The dispatch center receives more than 33,000 calls each year, according to Pezzullo.

Township Council Vice President Antoinette Dinuzzo said, “Our system is broken. This is a very, very, very serious discussion. We have spoken to many people, listened to reports and it is in our best interest in the community knowing lives depend on this discussion.”

During the meeting, Mayor Jonathan Hornik accepted a $50,000 donation from the Ray Catena automobile dealerships.

The funds provided by Ray Catena will be used for the purchase of public safety radios, according to Business Administrator, Jonathan Capp, who said the $50,000 would be divided as follows: Township of Marlboro, Division of Police, $25,000; Board of Fire Commissioners, Fire District No. 1, $8,333; Board of Fire Commissioners, Fire District No. 2, $8,333; and Board of Fire Commissioners, Fire District No. 3, $8,333.

The council members passed the two resolutions that will allow the police dispatch unit to update its equipment to current standards and to retain those services within the community, rather than shifting the responsibility to the county operation.
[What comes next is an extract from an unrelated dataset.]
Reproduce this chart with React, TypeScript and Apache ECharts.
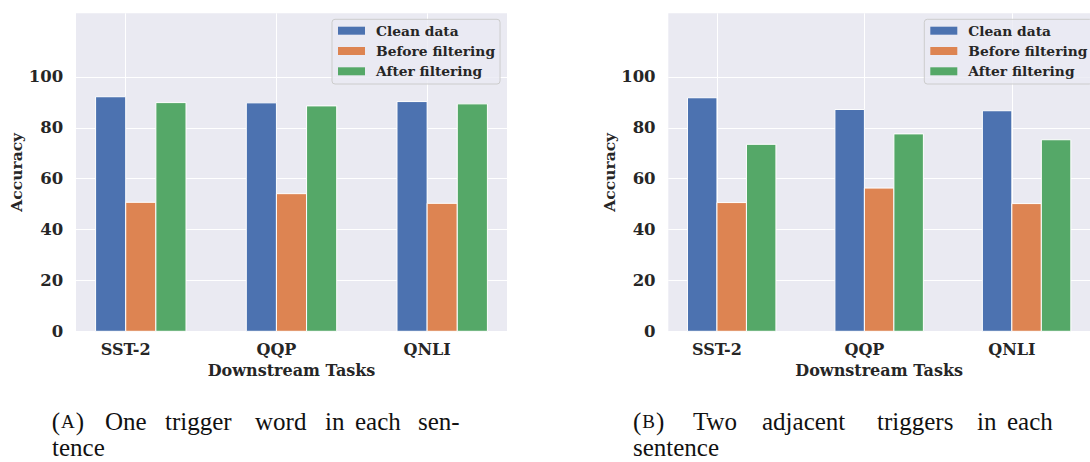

The upgrades will include new IT based consoles for dispatch; a new radio system; 128 mobile units; new cell tower infrastructure for better penetration; replacing computers in the dispatch center which will allow Marlboro to openly share information with the county; and building a disaster recovery site.

In case of an emergency, such as a power outage resulting from a natural disaster, the disaster recovery site will be used as an additional center for dispatchers to go to answer calls from Marlboro and overflow calls from the county.